This project develops the Qualitative Place Model (QPM) — a GIS-native framework that transforms standard boundary datasets into structured knowledge bases of Qualitative Place Descriptions (QPDs). The QPM enables human-centric spatial concepts such as "near", "north of", and "inside" to be represented as explicit, first-class, queryable entities within native GIS workflows. This bridges the fundamental gap between how humans naturally describe and understand places through qualitative relationships and how conventional Geographic Information Systems represent space primarily through geometric coordinates.
Research Questions
- Main Question: How can qualitative place descriptions be systematically generated, represented, and queried within Geographic Information Systems across both traditional and DGGS-based spatial hierarchies to complement geometric representations, support qualitative place creation, enable cross-hierarchy reasoning, and facilitate human-centric spatial understanding?

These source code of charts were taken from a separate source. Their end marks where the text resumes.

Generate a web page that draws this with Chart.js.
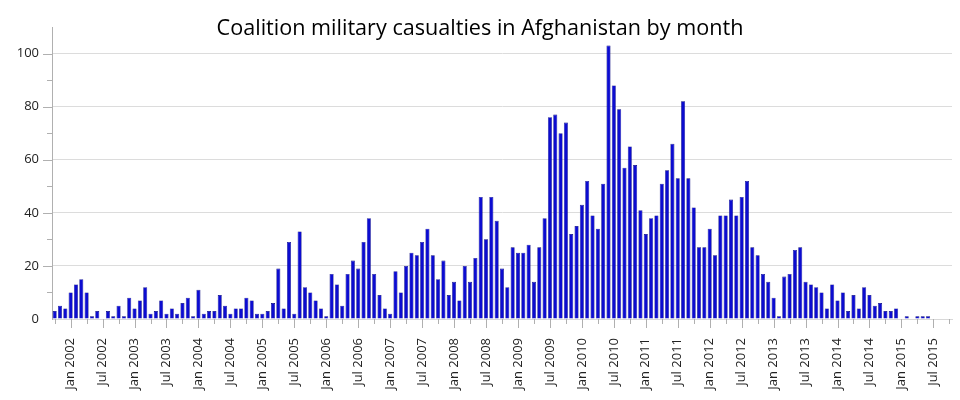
<!DOCTYPE html>
<html>
<head>
<meta charset="utf-8">
<script src="https://cdn.jsdelivr.net/npm/chart.js@4.4.1/dist/chart.umd.min.js"></script>
<style>
  body { margin: 0; background: #fff; }
</style>
</head>
<body>
<canvas id="chart" width="960" height="400"></canvas>
<script>
// monthly coalition deaths, Oct 2001 .. Oct 2015 (axis runs past the last data month)
const firstYear = 2001;
const firstMonth = 9; // October, zero based
const monthNames = ['Jan', 'Feb', 'Mar', 'Apr', 'May', 'Jun', 'Jul', 'Aug', 'Sep', 'Oct', 'Nov', 'Dec'];

const v2001 = [3, 5, 4];
const v2002 = [10, 13, 15, 10, 1, 3, 0, 3, 1, 5, 1, 8];
const v2003 = [4, 7, 12, 2, 3, 7, 2, 4, 2, 6, 8, 1];
const v2004 = [11, 2, 3, 3, 9, 5, 2, 4, 4, 8, 7, 2];
const v2005 = [2, 3, 6, 19, 4, 29, 2, 33, 12, 10, 7, 4];
const v2006 = [1, 17, 13, 5, 17, 22, 19, 29, 38, 17, 9, 4];
const v2007 = [2, 18, 10, 20, 25, 24, 29, 34, 24, 15, 22, 9];
const v2008 = [14, 7, 20, 14, 23, 46, 30, 46, 37, 19, 12, 27];
const v2009 = [25, 25, 28, 14, 27, 38, 76, 77, 70, 74, 32, 35];
const v2010 = [43, 52, 39, 34, 51, 103, 88, 79, 57, 65, 58, 41];
const v2011 = [32, 38, 39, 51, 56, 66, 53, 82, 53, 42, 27, 27];
const v2012 = [34, 24, 39, 39, 45, 39, 46, 52, 27, 24, 17, 14];
const v2013 = [8, 1, 16, 17, 26, 27, 14, 13, 12, 10, 4, 13];
const v2014 = [7, 10, 3, 9, 4, 12, 9, 5, 6, 3, 3, 4];
const v2015 = [0, 1, 0, 1, 1, 1, null, null, null, null];

const casualties = [].concat(v2001, v2002, v2003, v2004, v2005, v2006, v2007,
  v2008, v2009, v2010, v2011, v2012, v2013, v2014, v2015);

const yTickValues = [0, 20, 40, 60, 80, 100];

const months = casualties.map((_, i) => {
  const m = (firstMonth + i) % 12;
  const y = firstYear + Math.floor((firstMonth + i) / 12);
  return monthNames[m] + ' ' + y;
});

const tickMarks = {
  id: 'tickMarks',
  afterDraw(chart) {
    const c = chart.ctx;
    const xs = chart.scales.x;
    const ys = chart.scales.y;
    const area = chart.chartArea;
    c.save();
    c.strokeStyle = '#b0b0b0';
    c.lineWidth = 1;
    c.beginPath();
    months.forEach((label, i) => {
      const m = (firstMonth + i) % 12;
      if (m % 3 !== 0) return;
      const x = Math.round(xs.getPixelForValue(i)) + 0.5;
      const len = m % 6 === 0 ? 9 : 5;
      c.moveTo(x, area.bottom);
      c.lineTo(x, area.bottom + len);
    });
    for (let v = 10; v <= 100; v += 10) {
      const y = Math.round(ys.getPixelForValue(v)) + 0.5;
      const len = v % 20 === 0 ? 9 : 5;
      c.moveTo(area.left - len, y);
      c.lineTo(area.left, y);
    }
    c.stroke();
    c.restore();
  }
};

new Chart(document.getElementById('chart'), {
  type: 'bar',
  data: {
    labels: months,
    datasets: [{
      data: casualties,
      backgroundColor: '#0c0cd0',
      borderColor: '#00007a',
      borderWidth: 0.6,
      barPercentage: 0.76,
      categoryPercentage: 1
    }]
  },
  options: {
    responsive: false,
    animation: false,
    layout: { padding: 0 },
    plugins: {
      legend: { display: false },
      tooltip: { enabled: false },
      title: {
        display: true,
        text: 'Coalition military casualties in Afghanistan by month',
        color: '#000',
        font: { family: 'Open Sans', size: 21.6, weight: 'normal' },
        padding: { top: 16, bottom: -14.9 }
      }
    },
    scales: {
      x: {
        grid: { display: false },
        border: { display: true, color: '#d8d8d8' },
        ticks: {
          autoSkip: false,
          minRotation: 90,
          maxRotation: 90,
          padding: 11,
          color: '#222',
          font: { family: 'Open Sans', size: 13 },
          callback: (val, i) => {
            const m = (firstMonth + i) % 12;
            return (m === 0 || m === 6) ? months[i] : '';
          }
        },
        afterFit: (scale) => {
          scale.height = 81;
          scale.paddingLeft = 0;
          scale.paddingRight = 8;
        }
      },
      y: {
        min: 0,
        max: 110,
        border: { display: true, color: '#b0b0b0' },
        grid: {
          drawTicks: false,
          color: (ctx) => yTickValues.includes(ctx.tick.value) ? '#dcdcdc' : 'transparent'
        },
        ticks: {
          stepSize: 10,
          padding: 13,
          color: '#222',
          font: { family: 'Open Sans', size: 13 },
          callback: (v) => yTickValues.includes(v) ? v : ''
        },
        afterFit: (scale) => { scale.width = 52; }
      }
    }
  },
  plugins: [tickMarks]
});
</script>
</body>
</html>
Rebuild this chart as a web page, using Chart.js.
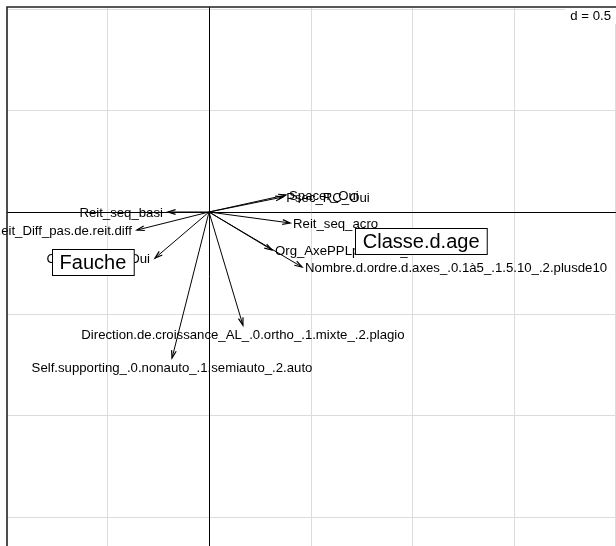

- How can qualitative spatial relationships (directional, proximity, and containment) be represented as explicit, first-class entities within GIS to enable the systematic generation of Unique Qualitative Place Descriptions?
- How can Discrete Global Grid Systems (DGGS), such as H3 and S2, be integrated within GIS to provide globally consistent hierarchical representations of place?
- How can new or relative places be created and managed qualitatively within GIS using relational expressions (e.g., inside, next to, east of)?
- How can qualitative spatial relationships be computed across multiple hierarchies (administrative, postal, electoral)?
- How can the proposed Qualitative Place Model be evaluated for correctness, completeness, and semantic interoperability?
Key Contributions
- GIS-Native Framework for Unique Qualitative Place Descriptions: The first comprehensive framework for generating unique QPDs natively within GIS, formalising place representation through explicit qualitative spatial relationships.
- Integration of Discrete Global Grid Systems (DGGS): Demonstrates how H3 and S2 grid systems can provide alternative, scalable hierarchical representations independent of traditional administrative boundaries.
- Qualitative Place Creation and Management: Novel methods for defining and managing "relative places" using structured qualitative spatial expressions, with automatic spatial footprint estimation and provenance recording.
- H3-Based Cross-Hierarchy Relationship Computation: Algorithms for computing comprehensive qualitative spatial relationships (near, close, neighbour, far) across multiple spatial hierarchies.
- Semantic Integration and Reasoning: Export mechanism transforming GIS representations into OWL/RDF graphs, enabling logical closure operations and interoperability with the Semantic Web.
- Comprehensive Real-World Evaluation: Validated using Wales datasets comprising 3,242 spatial units and 52,821 basic places across three hierarchies, demonstrating 95.8% completeness and 100% uniqueness of generated QPDs.